The concept of the yen was a component of the Meiji government's modernization program of Japan's economy; which postulated the pursuit of a uniform currency throughout the country modeled after the European decimal currency system.
Before the Meiji Restoration, Japan's feudal fiefs all issued their own money, hansatsu, in an array of incompatible denominations. The New Currency Act of 1871 did away with these and established the yen, which was defined as 1.5 g (0.048 troy ounces) of gold, or 24.26 g (0.780 troy ounces) of silver, as the new decimal currency. The former han (fiefs) became prefectures and their mints private chartered banks, which initially retained the right to print money.

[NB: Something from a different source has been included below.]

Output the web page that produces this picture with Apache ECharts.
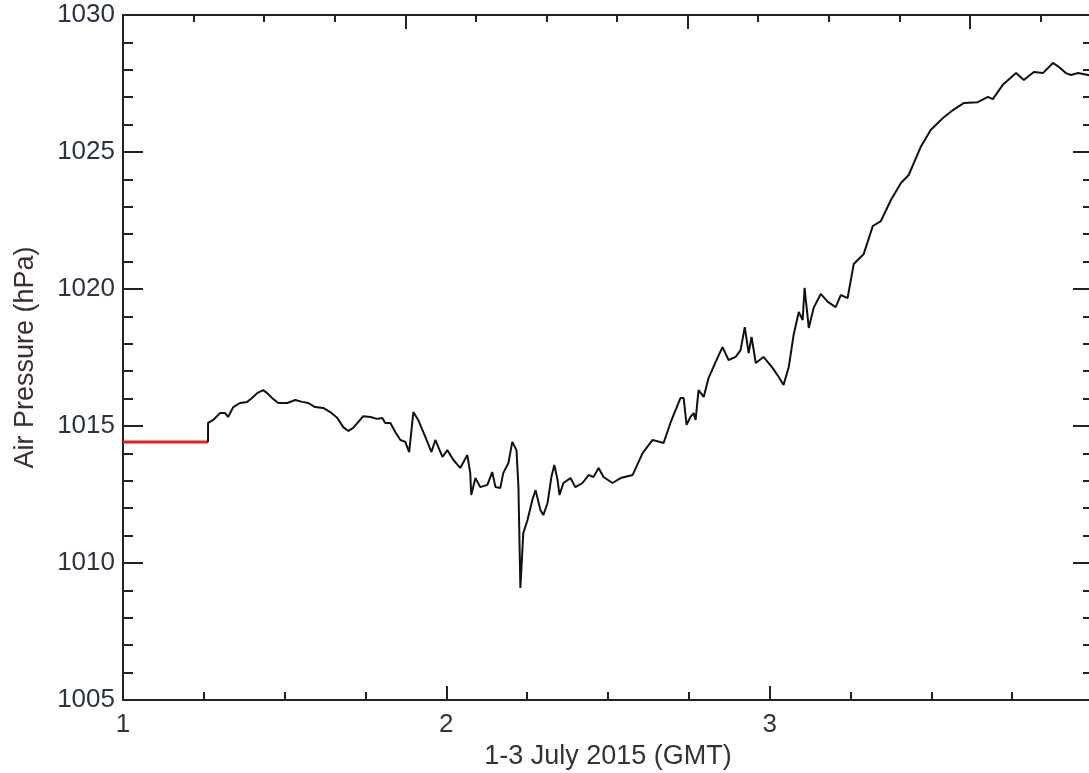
<!DOCTYPE html>
<html>
<head>
<meta charset="utf-8">
<script src="https://cdn.jsdelivr.net/npm/echarts@6/dist/echarts.min.js"></script>
<style>
html,body{margin:0;padding:0;background:#fff;overflow:hidden;}
#chart{width:1089px;height:773px;}
</style>
</head>
<body>
<div id="chart"></div>
<script>
// Time in days (1-3 July 2015, GMT)
const pressureTime = [
  1.263, 1.263, 1.279, 1.300, 1.316, 1.325, 1.341, 1.362, 1.384, 1.399, 1.415, 1.433, 1.446, 1.461, 1.480,
  1.508, 1.533, 1.554, 1.573, 1.594, 1.619, 1.641, 1.663, 1.681, 1.697, 1.712, 1.728, 1.743, 1.765,
  1.786, 1.802, 1.811, 1.827, 1.842, 1.858, 1.873, 1.885, 1.898, 1.913, 1.935, 1.954, 1.966, 1.988,
  2.003, 2.022, 2.043, 2.065, 2.074, 2.077, 2.090, 2.105, 2.127, 2.142, 2.152, 2.167, 2.176, 2.192,
  2.204, 2.217, 2.223, 2.229, 2.238, 2.251, 2.266, 2.276, 2.291, 2.300, 2.313, 2.325, 2.334, 2.344,
  2.350, 2.362, 2.384, 2.399, 2.421, 2.440, 2.455, 2.471, 2.486, 2.514, 2.539, 2.576, 2.607, 2.638,
  2.672, 2.693, 2.724, 2.734, 2.743, 2.755, 2.765, 2.771, 2.780, 2.796, 2.811, 2.833, 2.854, 2.873,
  2.895, 2.910, 2.923, 2.935, 2.944, 2.957, 2.981, 3.009, 3.028, 3.043, 3.059, 3.074, 3.090, 3.102,
  3.108, 3.121, 3.136, 3.158, 3.180, 3.204, 3.220, 3.241, 3.260, 3.291, 3.303, 3.319, 3.344, 3.375,
  3.406, 3.430, 3.467, 3.498, 3.536, 3.567, 3.601, 3.644, 3.675, 3.690, 3.721, 3.762, 3.786, 3.817,
  3.845, 3.876, 3.895, 3.916, 3.932, 3.954, 3.985, 4.000
];
// Air pressure (hPa), black measured trace
const pressureValue = [
  1014.42, 1015.11, 1015.22, 1015.47, 1015.47, 1015.33, 1015.69, 1015.84, 1015.88, 1016.02, 1016.20, 1016.31, 1016.20, 1016.02, 1015.84,
  1015.84, 1015.95, 1015.88, 1015.84, 1015.69, 1015.66, 1015.51, 1015.29, 1014.96, 1014.82, 1014.93, 1015.15, 1015.36, 1015.33,
  1015.26, 1015.29, 1015.11, 1015.11, 1014.78, 1014.49, 1014.42, 1014.05, 1015.51, 1015.22, 1014.60, 1014.05, 1014.49, 1013.87,
  1014.12, 1013.76, 1013.47, 1013.94, 1013.28, 1012.48, 1013.10, 1012.77, 1012.85, 1013.32, 1012.77, 1012.74, 1013.28, 1013.65,
  1014.42, 1014.12, 1012.77, 1009.09, 1011.09, 1011.57, 1012.30, 1012.66, 1011.93, 1011.75, 1012.19, 1013.14, 1013.58, 1013.03,
  1012.48, 1012.92, 1013.10, 1012.77, 1012.92, 1013.21, 1013.14, 1013.47, 1013.14, 1012.92, 1013.10, 1013.21, 1014.01, 1014.49,
  1014.38, 1015.11, 1016.02, 1016.02, 1015.04, 1015.33, 1015.47, 1015.22, 1016.31, 1016.06, 1016.75, 1017.34, 1017.88, 1017.41,
  1017.52, 1017.77, 1018.61, 1017.66, 1018.25, 1017.30, 1017.52, 1017.12, 1016.79, 1016.50, 1017.15, 1018.32, 1019.16, 1018.87,
  1020.04, 1018.58, 1019.31, 1019.82, 1019.53, 1019.34, 1019.78, 1019.67, 1020.91, 1021.28, 1021.72, 1022.30, 1022.48, 1023.25,
  1023.87, 1024.16, 1025.18, 1025.80, 1026.24, 1026.53, 1026.79, 1026.82, 1027.01, 1026.93, 1027.45, 1027.88, 1027.63, 1027.92,
  1027.88, 1028.25, 1028.10, 1027.88, 1027.81, 1027.88, 1027.81, 1027.77
];
// Red segment (gap-filled level)
const gapTime = [1.000, 1.263];
const gapValue = [1014.42, 1014.42];

const yTicks = [1005, 1010, 1015, 1020, 1025, 1030];
const xTicks = [1, 2, 3];
const xTitle = '1-3 July 2015 (GMT)';
const yTitle = 'Air Pressure (hPa)';

const blackData = pressureTime.map((t, i) => [t, pressureValue[i]]);
const redData = gapTime.map((t, i) => [t, gapValue[i]]);

const FONT = 'Liberation Sans, Arial, sans-serif';
const axisLine = {show: true, onZero: false, lineStyle: {color: '#222', width: 2}};
const tickStyle = {color: '#222', width: 2};
const gridRect = {left: 123, top: 15, width: 970, height: 685, containLabel: false, outerBoundsMode: 'none'};

const chart = echarts.init(document.getElementById('chart'), null, {renderer: 'canvas'});
chart.setOption({
  animation: false,
  backgroundColor: '#fff',
  grid: [Object.assign({}, gridRect), Object.assign({}, gridRect)],
  xAxis: [
    {
      gridIndex: 0, type: 'value', position: 'bottom', min: 1, max: 4, interval: 1,
      axisLine: axisLine,
      axisTick: {show: true, inside: true, length: 14, lineStyle: tickStyle},
      minorTick: {show: true, splitNumber: 4, length: 8, lineStyle: tickStyle},
      splitLine: {show: false},
      axisLabel: {
        margin: 12, fontFamily: FONT, fontSize: 26, color: '#3a2f3f',
        formatter: v => (xTicks.indexOf(v) >= 0 ? String(v) : '')
      },
      name: xTitle, nameLocation: 'middle', nameGap: 41,
      nameTextStyle: {fontFamily: FONT, fontSize: 27, color: '#333'}
    },
    {
      gridIndex: 0, type: 'value', position: 'top', min: 0, max: 13.745, interval: 1,
      axisLine: axisLine,
      axisTick: {show: true, inside: true, length: 7, lineStyle: tickStyle},
      splitLine: {show: false},
      axisLabel: {show: false}
    },
    {
      gridIndex: 1, type: 'value', position: 'top', min: 0, max: 13.745, interval: 4,
      axisLine: {show: false, onZero: false},
      axisTick: {show: true, inside: true, length: 14, lineStyle: tickStyle},
      splitLine: {show: false},
      axisLabel: {show: false}
    }
  ],
  yAxis: [
    {
      gridIndex: 0, type: 'value', position: 'left', min: 1005, max: 1030, interval: 5,
      axisLine: axisLine,
      axisTick: {show: true, inside: true, length: 20, lineStyle: tickStyle},
      minorTick: {show: true, splitNumber: 5, length: 10, lineStyle: tickStyle},
      splitLine: {show: false},
      axisLabel: {
        margin: 8, fontFamily: FONT, fontSize: 26, color: '#2b3242',
        formatter: v => (yTicks.indexOf(v) >= 0 ? String(v) : '')
      },
      name: yTitle, nameLocation: 'middle', nameGap: 84, nameRotate: 90,
      nameTextStyle: {fontFamily: FONT, fontSize: 27, color: '#3a3030'}
    },
    {
      gridIndex: 0, type: 'value', position: 'right', min: 1005, max: 1030, interval: 5,
      axisLine: axisLine,
      axisTick: {show: true, inside: true, length: 20, lineStyle: tickStyle},
      minorTick: {show: true, splitNumber: 5, length: 10, lineStyle: tickStyle},
      splitLine: {show: false},
      axisLabel: {show: false}
    },
    {
      gridIndex: 1, type: 'value', min: 1, max: 2, show: false,
      axisLine: {show: false, onZero: false}
    }
  ],
  series: [
    {
      type: 'line', xAxisIndex: 0, yAxisIndex: 0, data: redData,
      showSymbol: false, symbol: 'none',
      lineStyle: {color: '#e8201c', width: 3}, z: 3
    },
    {
      type: 'line', xAxisIndex: 0, yAxisIndex: 0, data: blackData,
      showSymbol: false, symbol: 'none',
      lineStyle: {color: '#111', width: 2}, z: 4
    }
  ]
});
</script>
</body>
</html>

To bring an end to this situation the Bank of Japan was founded in 1882 and given a monopoly on controlling the money supply.Following World War II the yen lost much of its prewar value. To stabilize the Japanese economy the exchange rate of the yen was fixed at ¥360 per $1 as part of the Bretton Woods system. When that system was abandoned in 1971, the yen became undervalued and was allowed to float. The yen had appreciated to a peak of ¥271 per $1 in 1973, then underwent periods of depreciation and appreciation due to the 1973 oil crisis, arriving at a value of ¥227 per $1 by 1980.
Since 1973, the Japanese government has maintained a policy of currency intervention, and the yen is therefore under a "dirty float" regime. This intervention continues to this day. The Japanese government focuses on a competitive export market, and tries to ensure a low yen value through a trade surplus. The Plaza Accord of 1985 temporarily changed this situation from its average of ¥239 per US$1 in 1985 to ¥128 in 1988 and led to a peak value of ¥80 against the U.S. dollar in 1995, effectively increasing the value of Japan’s GDP to almost that of the United States. Since that time, however, the yen has greatly decreased in value. The Bank of Japan maintains a policy of zero to near-zero interest rates and the Japanese government has previously had an extreme anti-inflation policy.